[Charts and diagrams as code]
::::::::

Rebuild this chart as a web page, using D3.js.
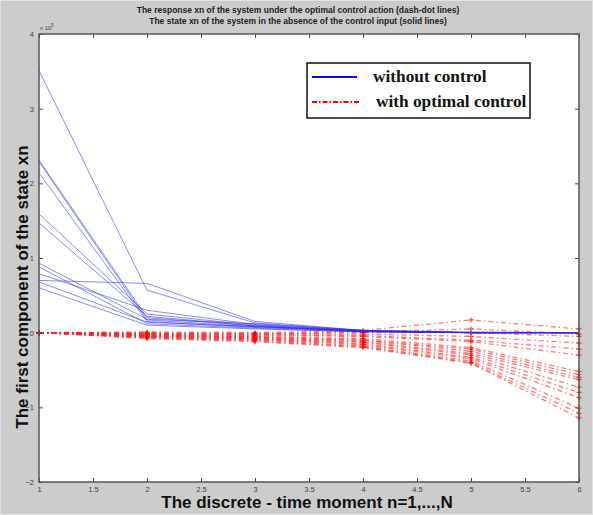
<!DOCTYPE html>
<html><head><meta charset="utf-8">
<script src="https://cdn.jsdelivr.net/npm/d3@7"></script>
<style>body{margin:0;padding:0;background:#cccccc;}svg{display:block;}</style>
</head><body>
<svg id="c" width="593" height="515"></svg>
<script>
const steps = [1, 2, 3, 4, 5, 6];
const xTicks = [1, 1.5, 2, 2.5, 3, 3.5, 4, 4.5, 5, 5.5, 6];
const yTicks = [-2, -1, 0, 1, 2, 3, 4];
const titles = ["The response xn of the system under the optimal control action (dash-dot lines)",
                "The state xn of the system in the absence of the control input (solid lines)"];
const xLabel = "The discrete - time moment n=1,...,N";
const yLabel = "The first component of the state xn";
const legendLabels = ["without control", "with optimal control"];

// values in units of 10^5
const withoutControl = [
  [3.51, 0.57, 0.13, 0.03, 0.01, 0.00],
  [2.31, 0.20, 0.09, 0.02, 0.00, 0.00],
  [2.29, 0.17, 0.08, 0.02, 0.00, 0.00],
  [2.14, 0.15, 0.07, 0.02, 0.00, 0.00],
  [1.59, 0.25, 0.10, 0.03, 0.00, 0.00],
  [1.47, 0.22, 0.09, 0.02, 0.00, 0.00],
  [0.93, 0.18, 0.12, 0.03, 0.00, 0.00],
  [0.88, 0.12, 0.06, 0.01, 0.00, 0.00],
  [0.79, 0.30, 0.11, 0.02, 0.00, 0.00],
  [0.70, 0.66, 0.15, 0.03, 0.00, 0.00],
  [0.68, 0.14, 0.08, 0.02, 0.00, 0.00],
  [0.60, 0.10, 0.05, 0.01, 0.00, 0.00]
];
const withControl = [
  [0.00, 0.01, 0.00, 0.03, 0.17, 0.05],
  [0.00, 0.00, -0.01, 0.01, 0.05, -0.02],
  [0.00, -0.01, -0.02, 0.00, 0.00, -0.05],
  [0.00, -0.01, -0.02, -0.02, -0.05, -0.14],
  [0.00, -0.02, -0.03, -0.04, -0.10, -0.22],
  [0.00, -0.02, -0.04, -0.05, -0.12, -0.30],
  [0.00, -0.03, -0.05, -0.08, -0.20, -0.52],
  [0.00, -0.03, -0.06, -0.10, -0.22, -0.56],
  [0.00, -0.04, -0.06, -0.10, -0.25, -0.60],
  [0.00, -0.04, -0.07, -0.12, -0.28, -0.63],
  [0.00, -0.05, -0.08, -0.13, -0.30, -0.73],
  [0.00, -0.05, -0.08, -0.15, -0.33, -0.80],
  [0.00, -0.06, -0.09, -0.16, -0.35, -0.87],
  [0.00, -0.06, -0.10, -0.18, -0.38, -1.01],
  [0.00, -0.07, -0.11, -0.19, -0.40, -1.08],
  [0.00, -0.08, -0.12, -0.20, -0.41, -1.14]
];

const svg = d3.select("#c");
const L = 39, R = 579, T = 34, B = 482;
const x = d3.scaleLinear().domain([1, 6]).range([L, R]);
const y = d3.scaleLinear().domain([-2, 4]).range([B, T]);

svg.append("rect").attr("width", 593).attr("height", 515).attr("fill", "#cccccc");
svg.append("rect").attr("x", 0.5).attr("y", 0.5).attr("width", 592).attr("height", 514)
  .attr("fill", "none").attr("stroke", "#e2e2e2").attr("stroke-width", 1);
svg.append("rect").attr("x", L).attr("y", T).attr("width", R - L).attr("height", B - T).attr("fill", "#fff");

// titles
titles.forEach((t, i) => {
  svg.append("text").attr("x", 298).attr("y", 13 + i * 11).attr("text-anchor", "middle")
    .attr("font-family", "Liberation Sans, Arial, sans-serif").attr("font-size", 8.5)
    .attr("font-weight", "bold").attr("fill", "#222").text(t);
});

const line = d3.line().x((d, i) => x(steps[i])).y(d => y(d));
const plot = svg.append("g");

withControl.forEach(s => {
  plot.append("path").attr("d", line(s)).attr("fill", "none")
    .attr("stroke", "#ff2020").attr("stroke-opacity", 0.6).attr("stroke-width", 1.3)
    .attr("stroke-dasharray", "5,3,1.5,3");
  plot.selectAll(null).data(s).enter().append("path")
    .attr("d", (d, i) => `M${x(steps[i]) - 2.5},${y(d)}h5M${x(steps[i])},${y(d) - 2.5}v5`)
    .attr("stroke", "#ff0000").attr("stroke-opacity", 0.7).attr("stroke-width", 1.2);
});
withoutControl.forEach(s => {
  plot.append("path").attr("d", line(s)).attr("fill", "none")
    .attr("stroke", "#2a2ae8").attr("stroke-opacity", 0.55).attr("stroke-width", 1);
});

// axes
const ax = svg.append("g");
const xb = d3.axisBottom(x).tickValues(xTicks).tickSize(-4).tickPadding(5).tickFormat(d3.format("~g"));
const xt = d3.axisTop(x).tickValues(xTicks).tickSize(-4).tickFormat("");
const yl = d3.axisLeft(y).tickValues(yTicks).tickSize(-4).tickPadding(5).tickFormat(d3.format("~g"));
const yr = d3.axisRight(y).tickValues(yTicks).tickSize(-4).tickFormat("");
[ [xb, `translate(0,${B})`], [xt, `translate(0,${T})`], [yl, `translate(${L},0)`], [yr, `translate(${R},0)`] ]
  .forEach(([a, tr]) => {
    const g = ax.append("g").attr("transform", tr).call(a);
    g.select(".domain").remove();
    g.selectAll("line").attr("stroke", "#444");
    g.selectAll("text").attr("font-size", 7.5).attr("fill", "#444").attr("font-family", "Liberation Sans Narrow, Liberation Sans, Arial, sans-serif");
  });
svg.append("rect").attr("x", L).attr("y", T).attr("width", R - L).attr("height", B - T)
  .attr("fill", "none").attr("stroke", "#555").attr("stroke-width", 1.5);

svg.append("text").attr("x", L + 1).attr("y", T - 4).attr("font-size", 6)
  .attr("font-family", "Liberation Sans, Arial, sans-serif").attr("fill", "#444")
  .html('x 10<tspan dy="-3" font-size="4.5">5</tspan>');

// axis labels
svg.append("text").attr("x", 307).attr("y", 508).attr("text-anchor", "middle")
  .attr("font-family", "Liberation Sans, Arial, sans-serif").attr("font-weight", "bold")
  .attr("font-size", 17).attr("fill", "#111").text(xLabel);
svg.append("text").attr("transform", "translate(28,287) rotate(-90)").attr("text-anchor", "middle")
  .attr("font-family", "Liberation Sans, Arial, sans-serif").attr("font-weight", "bold")
  .attr("font-size", 17).attr("fill", "#111").text(yLabel);

// legend
const lg = svg.append("g");
lg.append("rect").attr("x", 307).attr("y", 63).attr("width", 223).attr("height", 55)
  .attr("fill", "#fff").attr("stroke", "#111").attr("stroke-width", 1.5);
lg.append("line").attr("x1", 312).attr("x2", 357).attr("y1", 77).attr("y2", 77)
  .attr("stroke", "#0000ff").attr("stroke-width", 2);
lg.append("line").attr("x1", 312).attr("x2", 360).attr("y1", 102).attr("y2", 102)
  .attr("stroke", "#ff0000").attr("stroke-width", 2).attr("stroke-dasharray", "5,2,1.5,2");
legendLabels.forEach((t, i) => {
  lg.append("text").attr("x", i === 0 ? 373 : 376).attr("y", 82 + i * 25)
    .attr("font-family", "Liberation Serif, Times New Roman, serif").attr("font-weight", "bold")
    .attr("font-size", 17.3).attr("fill", "#111").text(t);
});
</script>
</body></html>
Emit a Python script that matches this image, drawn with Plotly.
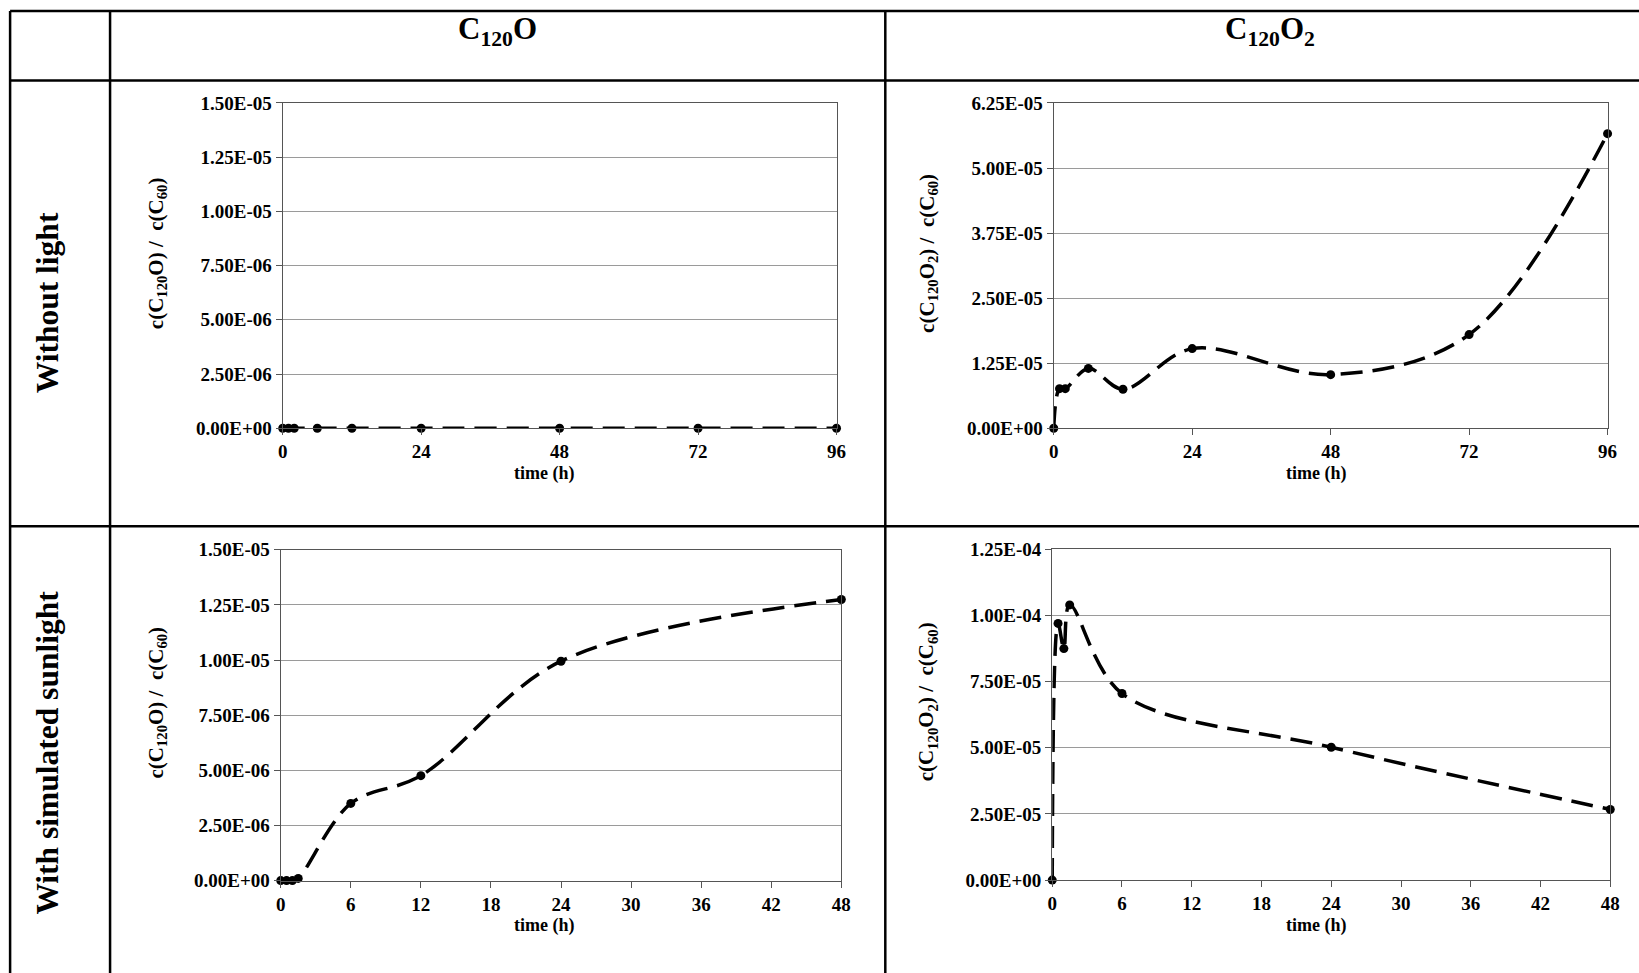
import plotly.graph_objects as go

# Figure size and a calibration of where figure pixels land on the page
# (measured from previous renders): page = A + S * figure_px
W, H = 1660, 990
A_X, S_X = 4.9, 0.9913
A_Y, S_Y = 10.1, 0.978

# ---------------- data ----------------
t_dark_c120o = [0, 1, 2, 6, 12, 24, 48, 72, 96]
y_dark_c120o = [0, 0, 0, 0, 0, 0, 0, 0, 0]

t_dark_c120o2 = [0, 1, 2, 6, 12, 24, 48, 72, 96]
y_dark_c120o2 = [0, 7.6e-6, 7.6e-6, 1.15e-5, 7.5e-6, 1.53e-5, 1.03e-5, 1.8e-5, 5.66e-5]

t_light_c120o = [0, 0.5, 1, 1.5, 6, 12, 24, 48]
y_light_c120o = [0, 0, 0, 1e-7, 3.5e-6, 4.76e-6, 9.95e-6, 1.275e-5]

t_light_c120o2 = [0, 0.5, 1, 1.5, 6, 24, 48]
y_light_c120o2 = [0, 9.7e-5, 8.75e-5, 1.04e-4, 7.05e-5, 5.02e-5, 2.67e-5]

col_headers = ["C<sub>120</sub>O", "C<sub>120</sub>O<sub>2</sub>"]
row_headers = ["Without light", "With simulated sunlight"]
ytitle_c120o = "c(C<sub>120</sub>O) /  c(C<sub>60</sub>)"
ytitle_c120o2 = "c(C<sub>120</sub>O<sub>2</sub>) /  c(C<sub>60</sub>)"
xtitle = "time (h)"

yticks_1 = [0, 2.5e-6, 5e-6, 7.5e-6, 1e-5, 1.25e-5, 1.5e-5]
yticks_2 = [0, 1.25e-5, 2.5e-5, 3.75e-5, 5e-5, 6.25e-5]
yticks_3 = [0, 2.5e-6, 5e-6, 7.5e-6, 1e-5, 1.25e-5, 1.5e-5]
yticks_4 = [0, 2.5e-5, 5e-5, 7.5e-5, 1e-4, 1.25e-4]

FONT = "Liberation Serif"

def px_x(px):
    return ((px - A_X) / S_X) / W

def px_y(py):
    return 1 - ((py - A_Y) / S_Y) / H

# panels: (left, right, top, bottom) in page pixels
panels = [
    dict(box=(282.7, 836.7, 103, 428), t=t_dark_c120o, y=y_dark_c120o, xr=96, xd=24, yt=yticks_1,
         ytitle=ytitle_c120o, ytx=157, yty=253, xtx=544, xty=473),
    dict(box=(1054, 1608, 103, 428), t=t_dark_c120o2, y=y_dark_c120o2, xr=96, xd=24, yt=yticks_2,
         ytitle=ytitle_c120o2, ytx=928, yty=253, xtx=1316, xty=473),
    dict(box=(280.7, 841.5, 549.5, 880), t=t_light_c120o, y=y_light_c120o, xr=48, xd=6, yt=yticks_3,
         ytitle=ytitle_c120o, ytx=157, yty=702, xtx=544, xty=925),
    dict(box=(1052.5, 1610.7, 549, 879.5), t=t_light_c120o2, y=y_light_c120o2, xr=48, xd=6, yt=yticks_4,
         ytitle=ytitle_c120o2, ytx=928, yty=701, xtx=1316, xty=925),
]

fig = go.Figure()
annotations = []
shapes = []

for i, p in enumerate(panels, start=1):
    sfx = "" if i == 1 else str(i)
    l, r, t, b = p["box"]
    fig.add_trace(go.Scatter(
        x=p["t"], y=p["y"], mode="lines+markers",
        line=dict(color="black", width=3.5, dash="22px,10px", shape="spline", smoothing=1),
        marker=dict(color="black", size=9),
        cliponaxis=False, showlegend=False,
        xaxis="x" + sfx, yaxis="y" + sfx,
    ))
    axcommon = dict(
        showline=True, linecolor="#555555", linewidth=1.2, mirror=True,
        ticks="outside", ticklen=6, tickcolor="#555555", tickwidth=1,
        tickfont=dict(family=FONT, size=19, color="black", weight="bold"),
        zeroline=False,
    )
    fig.layout["xaxis" + sfx] = dict(
        domain=[px_x(l), px_x(r)], range=[0, p["xr"]], dtick=p["xd"], tick0=0,
        showgrid=False, anchor="y" + sfx, **axcommon)
    fig.layout["yaxis" + sfx] = dict(
        domain=[px_y(b), px_y(t)], range=[0, p["yt"][-1]],
        tickvals=p["yt"], ticktext=[f"{v:.2E}" for v in p["yt"]],
        showgrid=True, gridcolor="#9a9a9a", gridwidth=1, anchor="x" + sfx, **axcommon)
    annotations.append(dict(
        x=px_x(p["ytx"]), y=px_y(p["yty"]), xref="paper", yref="paper",
        text=p["ytitle"], textangle=-90, showarrow=False,
        xanchor="center", yanchor="middle",
        font=dict(family=FONT, size=21, color="black", weight="bold")))
    annotations.append(dict(
        x=px_x(p["xtx"]), y=px_y(p["xty"]), xref="paper", yref="paper",
        text=xtitle, showarrow=False, xanchor="center", yanchor="middle",
        font=dict(family=FONT, size=18, color="black", weight="bold")))

# column headers
for txt, cx in zip(col_headers, [498, 1270]):
    annotations.append(dict(
        x=px_x(cx), y=px_y(31), xref="paper", yref="paper", text=txt, showarrow=False,
        xanchor="center", yanchor="middle",
        font=dict(family=FONT, size=31, color="black", weight="bold")))

# row headers
for txt, cy in zip(row_headers, [303, 752]):
    annotations.append(dict(
        x=px_x(47), y=px_y(cy), xref="paper", yref="paper", text=txt, showarrow=False,
        textangle=-90, xanchor="center", yanchor="middle",
        font=dict(family=FONT, size=31.5, color="black", weight="bold")))

# table grid lines
lw = 2.5
for yy in [11, 80.5, 526]:
    shapes.append(dict(type="line", xref="paper", yref="paper",
                       x0=px_x(10), x1=1.0, y0=px_y(yy), y1=px_y(yy),
                       line=dict(color="black", width=lw)))
for xx in [10, 110, 885.5]:
    shapes.append(dict(type="line", xref="paper", yref="paper",
                       x0=px_x(xx), x1=px_x(xx), y0=px_y(11), y1=0.0,
                       line=dict(color="black", width=lw)))

fig.update_layout(
    width=W, height=H, margin=dict(l=0, r=0, t=0, b=0),
    paper_bgcolor="white", plot_bgcolor="white",
    annotations=annotations, shapes=shapes,
    font=dict(family=FONT, color="black"),
)

fig.write_html("out.html")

::::::::

Start at the line that contains "Emit a Python", stop at the line that contains "return ((px - A_X) / S_X) / W", and reproduce each line in that stretch exactly. Pictures are excluded.

**Correct output**
Emit a Python script that matches this image, drawn with Plotly.
import plotly.graph_objects as go

# Figure size and a calibration of where figure pixels land on the page
# (measured from previous renders): page = A + S * figure_px
W, H = 1660, 990
A_X, S_X = 4.9, 0.9913
A_Y, S_Y = 10.1, 0.978

# ---------------- data ----------------
t_dark_c120o = [0, 1, 2, 6, 12, 24, 48, 72, 96]
y_dark_c120o = [0, 0, 0, 0, 0, 0, 0, 0, 0]

t_dark_c120o2 = [0, 1, 2, 6, 12, 24, 48, 72, 96]
y_dark_c120o2 = [0, 7.6e-6, 7.6e-6, 1.15e-5, 7.5e-6, 1.53e-5, 1.03e-5, 1.8e-5, 5.66e-5]

t_light_c120o = [0, 0.5, 1, 1.5, 6, 12, 24, 48]
y_light_c120o = [0, 0, 0, 1e-7, 3.5e-6, 4.76e-6, 9.95e-6, 1.275e-5]

t_light_c120o2 = [0, 0.5, 1, 1.5, 6, 24, 48]
y_light_c120o2 = [0, 9.7e-5, 8.75e-5, 1.04e-4, 7.05e-5, 5.02e-5, 2.67e-5]

col_headers = ["C<sub>120</sub>O", "C<sub>120</sub>O<sub>2</sub>"]
row_headers = ["Without light", "With simulated sunlight"]
ytitle_c120o = "c(C<sub>120</sub>O) /  c(C<sub>60</sub>)"
ytitle_c120o2 = "c(C<sub>120</sub>O<sub>2</sub>) /  c(C<sub>60</sub>)"
xtitle = "time (h)"

yticks_1 = [0, 2.5e-6, 5e-6, 7.5e-6, 1e-5, 1.25e-5, 1.5e-5]
yticks_2 = [0, 1.25e-5, 2.5e-5, 3.75e-5, 5e-5, 6.25e-5]
yticks_3 = [0, 2.5e-6, 5e-6, 7.5e-6, 1e-5, 1.25e-5, 1.5e-5]
yticks_4 = [0, 2.5e-5, 5e-5, 7.5e-5, 1e-4, 1.25e-4]

FONT = "Liberation Serif"

def px_x(px):
    return ((px - A_X) / S_X) / W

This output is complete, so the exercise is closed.